The levy was originally passed and valued in 1984. According to MHRB Executive Director Amy Raynes, the levy pulls in .26 mill for residential and agriculture and .46 mill for commercial, due to reduction factors.
Raynes presented the proposed renewal to the Preble County Board of Commissioners on Wednesday, Jan. 16.
“We are at the end of our levy period and thought we would need to go on in May. That will give us another ballot option if needed. The board decided not to ask for more money, even though to do that we’re going to have to cut programs. We just feel like a renewal will be the best thing for us and it is better to hold on to what we have, then to take a risk asking for more from the tax payers who already pay for a lot from our county,” Raynes said.
“I brought some information about our fiscal year budget,” she continued. “Since I’ve been here, we’ve nearly doubled that amount of money through grants specific for programming. Those grants will also go away eventually — we don’t have a sustainability plan, but I feel like, when that time comes, then we can talk about what we want to do.
“It is not necessarily wise to cut programming when we are in quite a few crisis, obviously we have the crisis with our addiction issue, but we are also having a suicide crisis in the State of Ohio. The school superintendents and I feel part of the answer is get more mental health services into the schools.”
According to Raynes, the MHRB’s FY19 budget is $2,308,332 compared to FY18 $1,925,885. Deficit budgeting for FY19 is $187,698 compared to FY18 $147,129. The board has a current reserve of six months.
She added, Preble County was ninth in the state per capita for overdose deaths in calendar year 2017. Preble County had 28 overdose deaths in 2017 and approximately nine deaths (final numbers will be available in March) in 2018.
MHRB is offering the following new programs and services: peer support (state mandated), recovery housing (state mandated), prison reentry (state grant), housing case management (grant requirement), mobile response and stabilization services (federal grant), a full-time crisis worker, residential treatment (Sojourner), mental health jail treatment (state mandated), the Success Program (state grant), suicide prevention (state grant), and Parent Project/Why Try (state grant).
Program expansions include: school based services in two schools, SAFE, and adding two housing units.
“We’re just trying to do the best we can to stretch those dollars as much as we can,” Raynes said. “We really have to keep on programming sources to try and keep our continuing care for Preble County. It is really sad when I go to other counties and listen to their programming and Preble can’t have those programs, because we don’t get the funding those bigger counties do.
“For me, it is a lot of advocacy on all of our parts in Preble to say, we need to have the same opportunities these larger counties have. They have larger levies than we do, but at the same time, we are still all tax paying citizens. We deserve to have that going for us.”

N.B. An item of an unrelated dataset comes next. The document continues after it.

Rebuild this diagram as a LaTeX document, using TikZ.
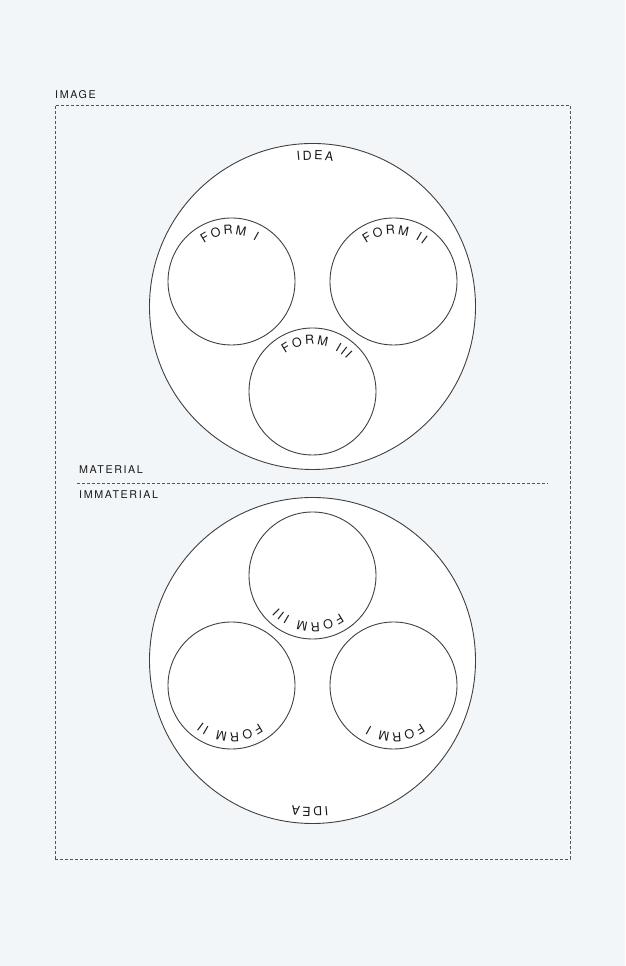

She recently joined a collaboration between several local counties entitled Regional Affiliate Alcohol, Drug, Mental Heath & Recovery Boards. These counties joined together to strengthen their ability to expand service access, create options for local citizen, and raise up the local voice in a regional behavioral healthcare system, while observing statutory responsibilities.
“Overall, our board is looking for a renewal. We want to make sure we continue with the services that we’ve had. We have to cut some, because we have been deficit budgeting in order to buy some properties to get some programming which was mandated. Also, to start some new programs that we hadn’t had the opportunity in the past to have, for a lesser cost than if we would have waited,” Raynes said.
“We’ll have to make some hard decisions in the spring, but we felt like right now that was the best thing for Preble County and the Preble County Mental Health and Recovery Board.”